Можно предположить, что все те характерные для русского живописного символизма черты, о которых шла речь, могут быть в той или иной мере распространены и на другие национальные школы. Здесь же мы имеем в виду их преимущественное развитие в русском символизме. Как и в любых других случаях, когда выясняются национальные особенности того или иного стиля или направления, приходится констатировать не абсолютное своеобразие этого стиля, а его национальную окраску.
121
Блок А. «Без божества, без вдохновенья». — Собр. соч. Т. 6. М.-Л., 1962. С. 175-176.
1981 г.
Павел Кузнецов и традиции русской живописи
Творчество Павла Варфоломеевича Кузнецова постепенно уходит в историю. Но это вовсе не значит, что современники утрачивают к нему интерес. Как часто бывает, историческая дистанция такой интерес стимулирует, заставляя по-новому воспринимать явление. Мы начинаем рассматривать его в исторической проекции.
Разумеется те, кто наблюдал за творчеством П.В. Кузнецова еще при его жизни, тоже могли думать об этом. Возникали сравнения, выстраивалась общая линия, позволяющая современному явлению включиться в историческую перспективу. Но сравнения не способны обрести характер исторической закономерности, пока не возникает дистанция, пока не отстоялись позиции уже ушедшего художника в истории национального искусства. Сегодня мы вправе сказать, что они уже отстоялись. И потому вопрос об отношении творчества Павла Кузнецова к национальной традиции русской живописи встает перед нами во всем своем значении — не просто как некое приложение к рассмотрению кузнецовского искусства, а как самостоятельная историко-художественная проблема, решение которой дает лишний повод для размышлений о национальных особенностях русского искусства.
В обильной литературе о П.В. Кузнецове интересующий нас вопрос, как правило, затрагивается. Его не обходит почти никто из пишущих о мастере. Но он не был еще предметом специального рассмотрения, что позволяет выдвинуть его как законный и самоценный объект искусствоведческого внимания в настоящей статье.

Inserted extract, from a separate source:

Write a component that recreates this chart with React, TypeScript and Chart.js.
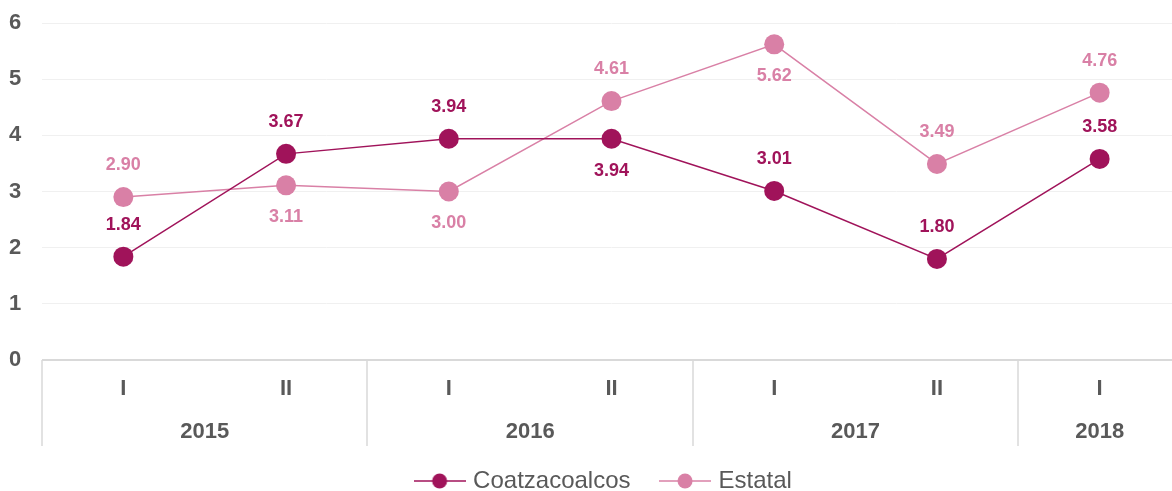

Время, когда формировался художник и делал свои первые самостоятельные шаги, казалось бы, не благоприятствовало ориентации на традиции, на давних или недавних предшественников. Скорее, это была пора их отрицания. Его как программу провозглашали живописцы левых направлений — авангардисты, на самом деле во многом опиравшиеся на традиции древнерусской иконописи и национального примитива, но отрицавшие наследие мастеров, которые им предшествовали во второй половине XIX и в начале XX столетия.

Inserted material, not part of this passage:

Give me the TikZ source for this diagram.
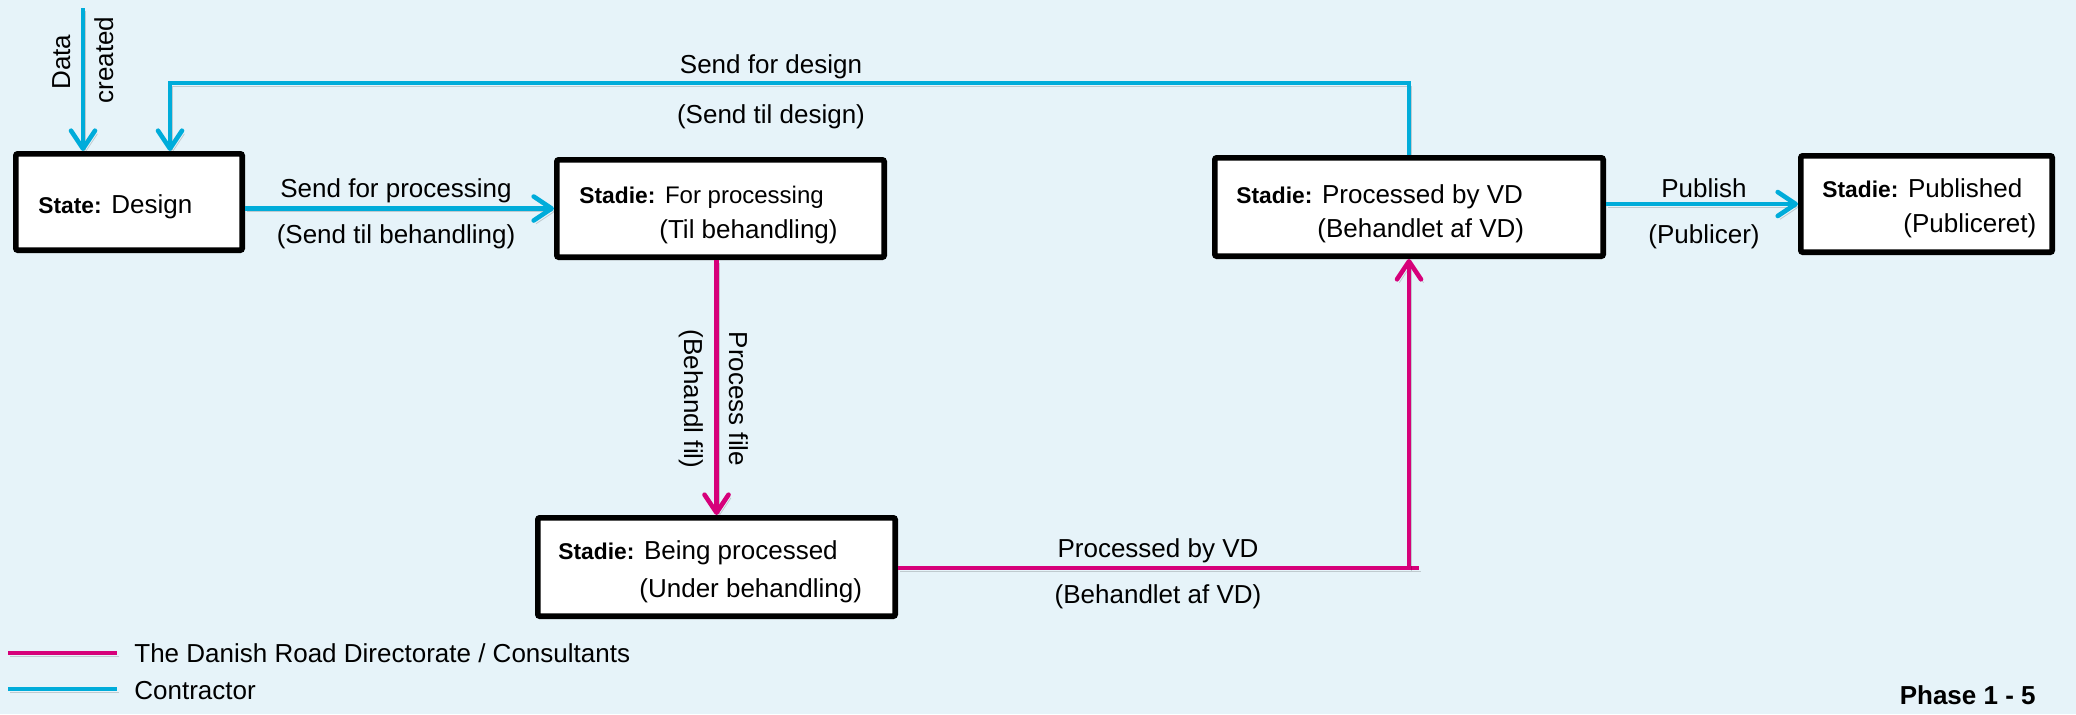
\documentclass[tikz,border=0pt]{standalone}
\usepackage{fontspec}
\setmainfont{Liberation Sans}
\usetikzlibrary{arrows.meta}
\definecolor{bgc}{RGB}{230,243,249}
\definecolor{cblue}{RGB}{0,172,218}
\definecolor{cmag}{RGB}{214,0,122}
\newcommand{\mainsz}{\fontsize{13}{15.6}\selectfont}
\newcommand{\labsz}{\fontsize{11.4}{13.7}\selectfont}
\newcommand{\smsz}{\fontsize{12}{14.4}\selectfont}
\newcommand{\stlab}[1]{{\labsz\bfseries #1}}
\begin{document}
\begin{tikzpicture}[x=0.5pt, y=-0.5pt, font=\mainsz,
  box/.style={draw=black, fill=white, line width=2.8pt, rounded corners=1pt, inner sep=0pt},
  txt/.style={inner sep=0pt, anchor=base west},
  ctxt/.style={inner sep=0pt, anchor=base},
  bl/.style={draw=cblue, line width=2.3pt},
  mg/.style={draw=cmag, line width=2.3pt},
  tip/.style={-{Straight Barb[length=9pt,width=12pt,round]}},
  shd/.style={preaction={draw=black, draw opacity=0.17, transform canvas={shift={(1.2pt,-1.6pt)}}}}
]
\fill[bgc] (0,0) rectangle (2076,714);
\useasboundingbox (0,0) rectangle (2076,714);

% boxes
\node[box, minimum width=113.2pt, minimum height=48.2pt] (design) at (129,202) {};
\node[box, minimum width=163.7pt, minimum height=48.7pt] (forproc) at (720.5,208.5) {};
\node[box, minimum width=194.2pt, minimum height=49.2pt] (processed) at (1409,207) {};
\node[box, minimum width=125.7pt, minimum height=48.2pt] (published) at (1926.5,204) {};
\node[box, minimum width=178.7pt, minimum height=49.2pt] (beingproc) at (716.5,567) {};

% box texts
\node[txt] (tdesign) at (38,213) {\stlab{State:} Design};
\node[txt] (tfp1) at (579,203) {\stlab{Stadie:} {\smsz For processing}};
\node[txt] (tfp2) at (659,238) {(Til behandling)};
\node[txt] (tpv1) at (1236,203) {\stlab{Stadie:} Processed by VD};
\node[txt] (tpv2) at (1317,237) {(Behandlet af VD)};
\node[txt] (tpu1) at (1822,197) {\stlab{Stadie:} Published};
\node[txt] (tpu2) at (1903,232) {(Publiceret)};
\node[txt] (tbp1) at (558,559) {\stlab{Stadie:} Being processed};
\node[txt] (tbp2) at (639,597) {(Under behandling)};

% blue connectors
\coordinate (dtop) at (83,8);
\draw[bl, tip, shd] (dtop) -- (dtop |- design.north);
\coordinate (tl) at (170,83);
\draw[bl, tip, shd] (processed.north) |- (tl) -- (tl |- design.north);
\draw[bl, tip, shd] (design.east |- forproc.west) -- (forproc.west);
\draw[bl, tip, shd] (processed.east |- published.west) -- (published.west);

% magenta connectors
\draw[mg, tip, shd] (forproc.south -| beingproc.north) -- (beingproc.north);
\coordinate (mr) at (1419,568);
\draw[mg, shd] (beingproc.east |- mr) -- (mr);
\draw[mg, tip, shd] (mr -| processed.south) -- (processed.south);

% connector labels
\node[ctxt] (l1a) at (396,197) {Send for processing};
\node[ctxt] (l1b) at (396,243) {(Send til behandling)};
\node[ctxt] (l2a) at (771,73) {Send for design};
\node[ctxt] (l2b) at (771,123) {(Send til design)};
\node[ctxt] (l3a) at (1704,197) {Publish};
\node[ctxt] (l3b) at (1704,243) {(Publicer)};
\node[ctxt] (l4a) at (1158,557) {Processed by VD};
\node[ctxt] (l4b) at (1158,603) {(Behandlet af VD)};
\node[rotate=90, anchor=base, inner sep=0pt] (dc1) at (70,62) {Data};
\node[rotate=90, anchor=base, inner sep=0pt] (dc2) at (113,60) {created};
\node[rotate=-90, anchor=base, inner sep=0pt] (pf1) at (729,399) {Process file};
\node[rotate=-90, anchor=base, inner sep=0pt] (pf2) at (684,399) {(Behandl fil)};

% legend
\coordinate (lg1a) at (8,653); \coordinate (lg1b) at (117,653);
\coordinate (lg2a) at (8,689); \coordinate (lg2b) at (117,689);
\draw[mg, shd] (lg1a) -- (lg1b);
\draw[bl, shd] (lg2a) -- (lg2b);
\node[txt] (lt1) at (134,662) {The Danish Road Directorate / Consultants};
\node[txt] (lt2) at (134,699) {Contractor};
\node[inner sep=0pt, anchor=base east, font=\mainsz\bfseries] (phase) at (2036,704) {Phase 1 - 5};
\end{tikzpicture}
\end{document}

Кузнецов лишь в некоторой мере был причастен к отрицательной программе искусства новых направлений предреволюционного десятилетия. Деятельность «Голубой розы» порой имела вызывающе эпатажный характер, была рассчитана на возбуждение протеста против устоявшихся представлений, вкусов, норм поведения. Но почти для всех голуборозовцев, в том числе и для Кузнецова, этот нигилизм был наносным, неорганичным. К тому же художник не остановился на голуборозовской программе. Начиная с 1910-х годов, его более влекло к традиционным формам выражения, хотя он никогда не воспринимал традицию как предмет для подражания, а стремился ее претворить.